Frequently Asked Questions
What is the quickest energy-cost action with low CAPEX?
Demand management and power factor correction usually provide the fastest payback with limited capital spend in industrial sites.
How do I prioritize multiple optimization initiatives?
Rank by verified savings potential, implementation complexity, and payback period, then execute high-confidence quick wins first.
What is the difference between energy charge savings and demand charge savings?

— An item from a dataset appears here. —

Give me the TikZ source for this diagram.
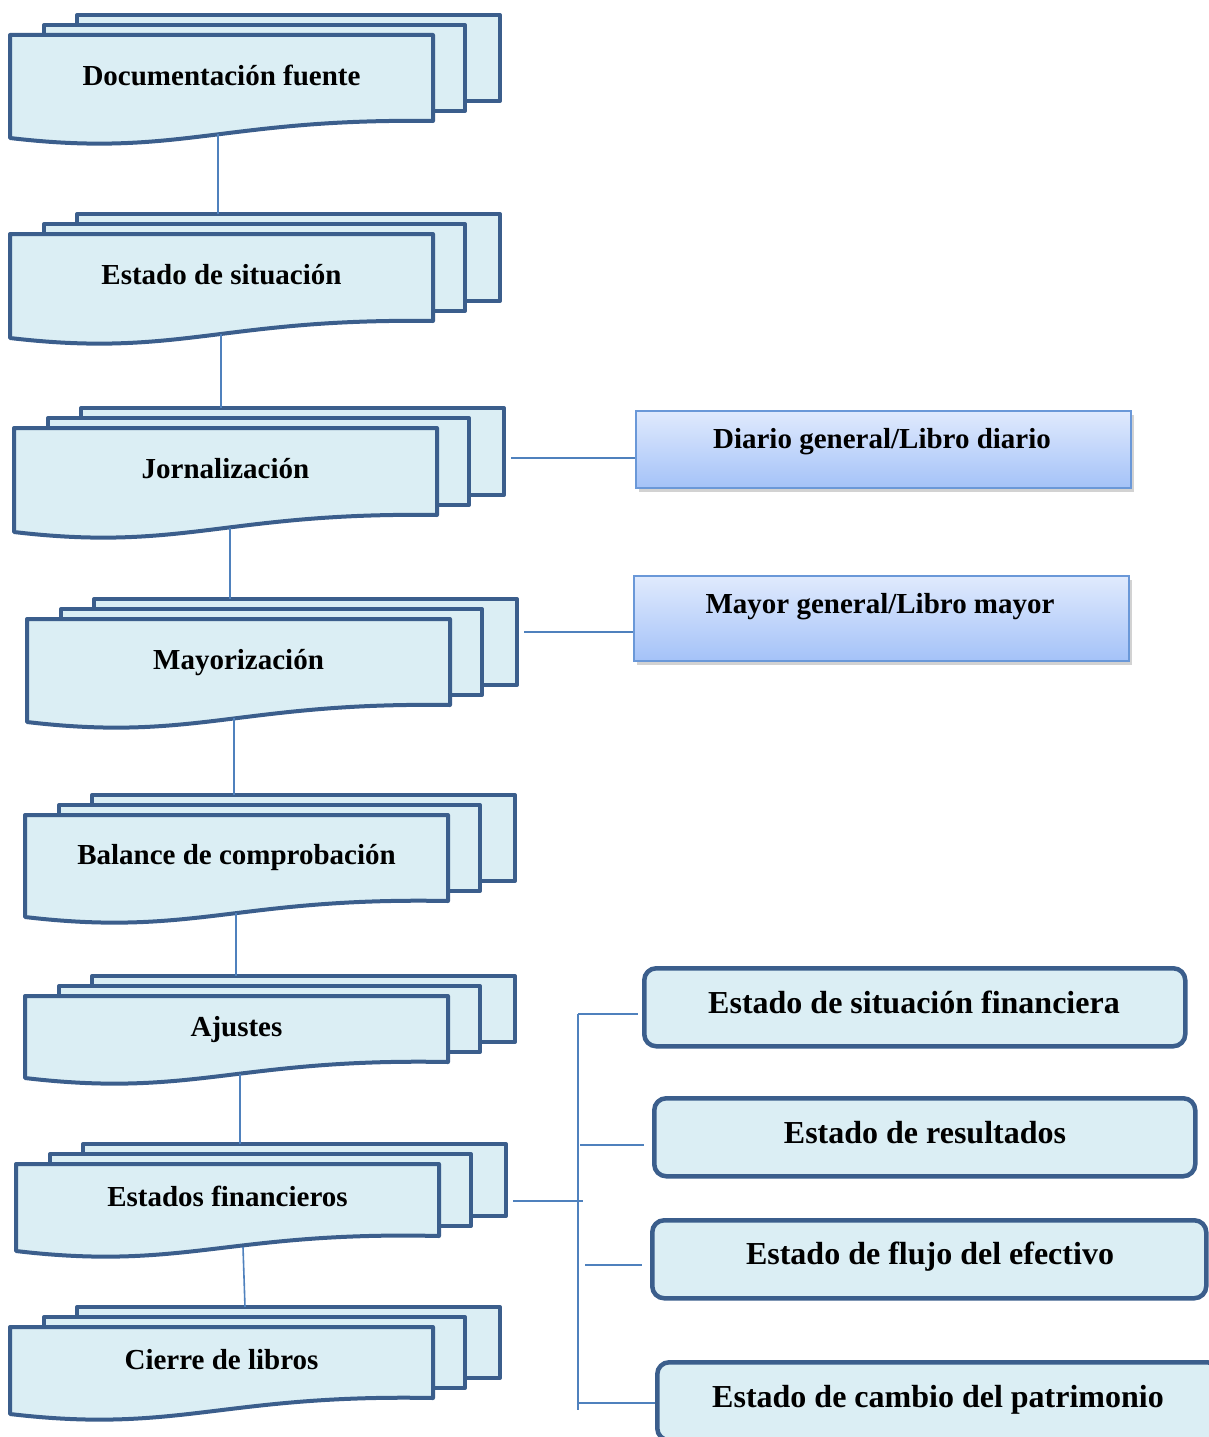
\documentclass[tikz,border=0pt]{standalone}
\usepackage{fontspec}
\setmainfont{Liberation Serif}
\usetikzlibrary{shadows,calc}
\definecolor{docfill}{HTML}{DBEEF4}
\definecolor{docline}{HTML}{3B5E8C}
\definecolor{conn}{HTML}{4F81BD}
\definecolor{gtop}{HTML}{E0EAFD}
\definecolor{gbot}{HTML}{A4C2F8}
\definecolor{gline}{HTML}{6A98D8}
\tikzset{
 docsheet/.style={fill=docfill, draw=docline, line width=4pt, line join=round},
 conline/.style={draw=conn, line width=1.6pt},
 doctext/.style={font=\bfseries\fontsize{29}{34}\selectfont, inner sep=0pt},
 gradbox/.style={draw=gline, line width=2pt, top color=gtop, bottom color=gbot,
   drop shadow={shadow xshift=3pt, shadow yshift=-4pt, opacity=0.35}},
 rbox/.style={fill=docfill, draw=docline, line width=4.5pt, rounded corners=12pt},
 rtext/.style={font=\bfseries\fontsize{32}{38}\selectfont, inner sep=0pt},
}
\newcommand\mdoc[8]{%
 \draw[docsheet] ({#2+67},{#3-20}) rectangle ({#2+490},{#3+#4-#5-20});
 \draw[docsheet] ({#2+34},{#3-10}) rectangle ({#2+455},{#3+#4-#5-10});
 \draw[docsheet] (#2,#3) -- ({#2+423},#3) -- ({#2+423},{#3+#4-#5})
   .. controls ({#2+211.5},{#3+#4-20}) and ({#2+169.2},{#3+#4+20}) .. (#2,{#3+#4}) -- cycle;
 \node[doctext, anchor=base] (#1) at ({#2+211.5},{#3+0.49*#4}) {#8};
 \coordinate (#1-t) at (#6,{#3-20});
 \coordinate (#1-b) at (#7,{#3+#4-4});
}
\begin{document}
\begin{tikzpicture}[x=1pt,y=-1pt]
\clip (0,0) rectangle (1209,1437);
\fill[white] (0,0) rectangle (1209,1437);

\mdoc{d1}{10}{35}{103}{17}{218}{218}{Documentación fuente}
\mdoc{d2}{10}{234}{104}{17}{218}{221}{Estado de situación}
\mdoc{d3}{14}{428}{104}{17}{221}{230}{Jornalización}
\mdoc{d4}{27}{619}{103}{17}{230}{234}{Mayorización}
\mdoc{d5}{25}{815}{102}{16}{234}{236}{Balance de comprobación}
\mdoc{d6}{25}{996}{82}{16}{236}{240}{Ajustes}
\mdoc{d7}{16}{1164}{87}{15}{240}{243}{Estados financieros}
\mdoc{d8}{10}{1327}{87}{16}{245}{245}{Cierre de libros}

\draw[conline] (d1-b) -- (d2-t);
\draw[conline] (d2-b) -- (d3-t);
\draw[conline] (d3-b) -- (d4-t);
\draw[conline] (d4-b) -- (d5-t);
\draw[conline] (d5-b) -- (d6-t);
\draw[conline] (d6-b) -- (d7-t);
\draw[conline] (d7-b) -- (d8-t);

% gradient boxes
\node[gradbox, minimum width=495pt, minimum height=77pt, anchor=north west] (diario) at (635,410) {};
\node[doctext, anchor=base] (diariot) at (882,448) {Diario general/Libro diario};
\node[gradbox, minimum width=495pt, minimum height=85pt, anchor=north west] (mayor) at (633,575) {};
\node[doctext, anchor=base] (mayort) at (880,613) {Mayor general/Libro mayor};

\coordinate (je) at (511,458);
\coordinate (me) at (524,632);
\draw[conline] (je) -- (je -| diario.west);
\draw[conline] (me) -- (me -| mayor.west);

% rounded boxes
\node[rbox, minimum width=541pt, minimum height=78pt, anchor=north west] (r1) at (642,966) {};
\node[rtext, anchor=base] (r1t) at (914,1013) {Estado de situación financiera};
\node[rbox, minimum width=541pt, minimum height=78pt, anchor=north west] (r2) at (652,1096) {};
\node[rtext, anchor=base] (r2t) at (925,1143) {Estado de resultados};
\node[rbox, minimum width=554pt, minimum height=78pt, anchor=north west] (r3) at (650,1218) {};
\node[rtext, anchor=base] (r3t) at (930,1264) {Estado de flujo del efectivo};
\node[rbox, minimum width=562pt, minimum height=78pt, anchor=north west] (r4) at (655,1360) {};
\node[rtext, anchor=base] (r4t) at (938,1407) {Estado de cambio del patrimonio};

% bracket
\coordinate (tA) at (578,1014);
\coordinate (tB) at (578,1410);
\coordinate (b2) at (580,1145);
\coordinate (b3) at (585,1265);
\coordinate (b4) at (578,1403);
\coordinate (fe) at (513,1201);
\coordinate (tm) at (583,1201);
\draw[conline] (tA) -- (tB);
\draw[conline, shorten >=4pt] (tA) -- (tA -| r1.west);
\draw[conline, shorten >=8pt] (b2) -- (b2 -| r2.west);
\draw[conline, shorten >=8pt] (b3) -- (b3 -| r3.west);
\draw[conline] (b4) -- (b4 -| r4.west);
\draw[conline] (fe) -- (tm);
\end{tikzpicture}
\end{document}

Energy charge savings reduce kWh cost over time; demand charge savings come from lowering short-interval peak demand that sets billing thresholds.
Next Step
Quantify your baseline with the Energy Estimator, then evaluate demand contributors via the Factory Load Calculator. Continue with related optimization tools in the Power Calculators Hub.
Conclusion
Energy cost optimization is an ongoing process that requires measurement, analysis, and continuous improvement. By implementing practical strategies, making smart equipment upgrades, and establishing good operational practices, you can significantly reduce energy costs while improving efficiency and sustainability.